If the world’s biggest pessimists are right, by this time next week there will be no time, no next week, no nothing. Doomsayers believe 12/12/12 (or maybe 12/21) is not a good date in everyone’s favorite almanac, the Mayan calendar. That’s when an Earth-shattering, cataclysmic event is supposed to wipe this planet clean — Apocalypse Right Now — and like Monty Python’s dead parrot we will all have ceased to be, which will definitely ruin Christmas.
Oddly, this will be good news for the prophets and profiteers in the survival industry as well as everyone who watches Doomsday Preppers on the National Geographic Channel. Then again, you’ve got to wonder: Is a bunker mentality enough to get you through End Times? Will the Rapture ignore everyone in underground shelters and gas masks, like a nuclear Passover?
It seems most of the people who spend considerable time and money waiting for the world to end aren't fond of the one they’re living in. They think to save the global village, it’s got to burn down. Only after they emerge from hiding, the same way Dorothy stepped into the glorious, living color of Oz, will these sole survivors be safe among like-minded folk in a brave, new world. It’ll be the ultimate “I told you so.”
We’ve been down this road to oblivion before — twice last year. Religious radio personality Harold Camping predicted Judgment Day would be held on May 21, 2011. After the sun dawned on May 22, he crunched the numbers again and announced we would all go down together five months later on Oct. 21. We can only assume that Camping did not have a happy Halloween.

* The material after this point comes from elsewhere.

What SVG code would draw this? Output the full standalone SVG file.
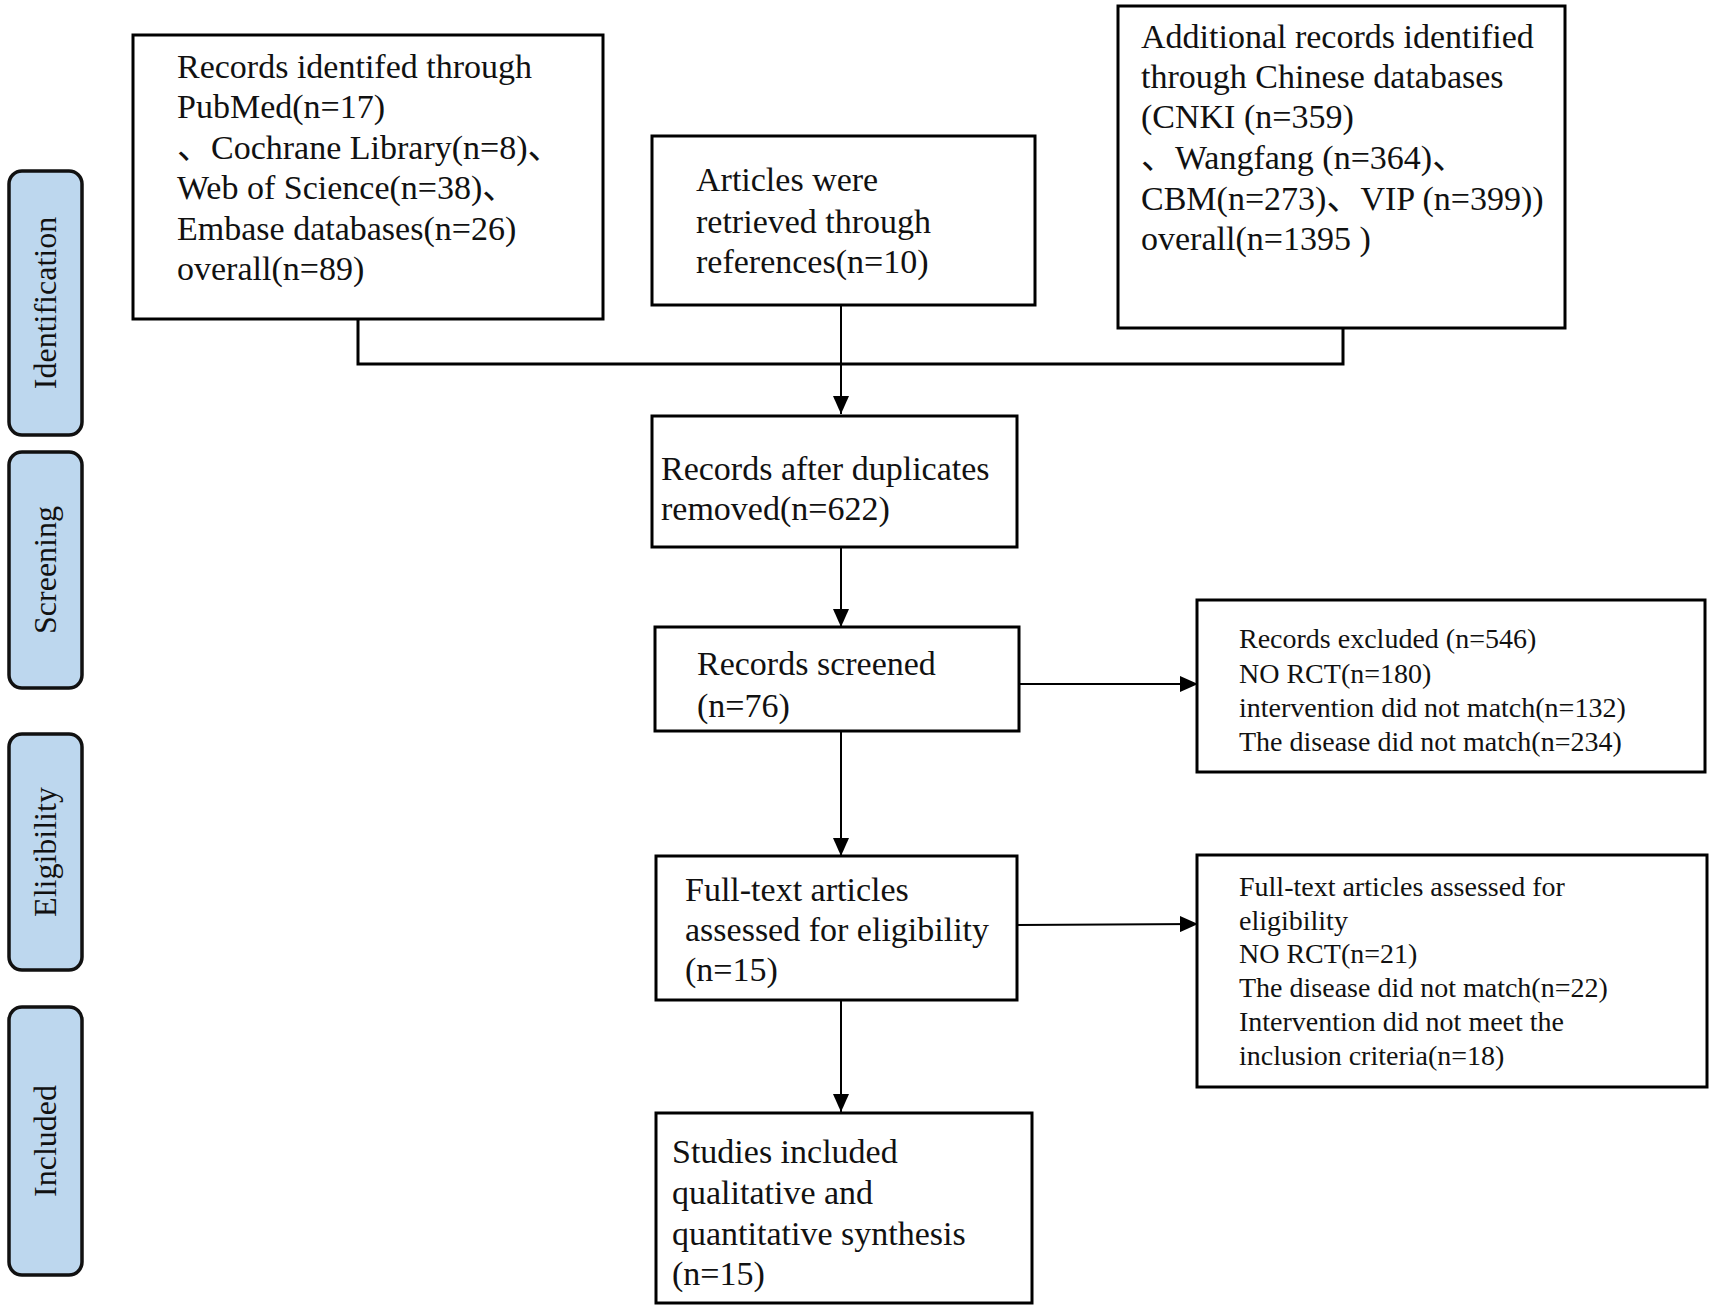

Of course, he wasn’t the first guy to give last call. We’ve extended the expiration dates stamped by Nostradamus, Y2K and Satan, whose anticipated rise on 6/6/6 was apparently exorcized.
Now we’ve got mere hours to prepare for a date whose most startling development is likely to be the once-in-a-century trifecta of 12 turning up as the day/month/year. Maybe it’d be a good time to think instead about our own individual date with destiny: an unpredictable but sure-fire death. Put down the blueprint for an impenetrable fortress and start working on a few secular tasks for your survivors, not survival: an up-to-date will, funeral instructions, a list of all the stuff you want to give to family and friends.
If you’re religious, dig deeper than the hole for a double-wall water tank. You might just find a lifeline to whatever God you worship. As a Catholic, I should probably go with the flow and ask the question that’s a sentimental favorite of bumper stickers and country songs: What would Jesus do?
I’m not sure, of course, but I’ve got a feeling he wouldn’t be stockpiling ammunition and soup. “Be vigilant,” he once advised, “for you do not know the day or hour” — unless, of course, you’re addicted to Doomsday Preppers. Then you know the day is Tuesday and the hour is 9 p.m.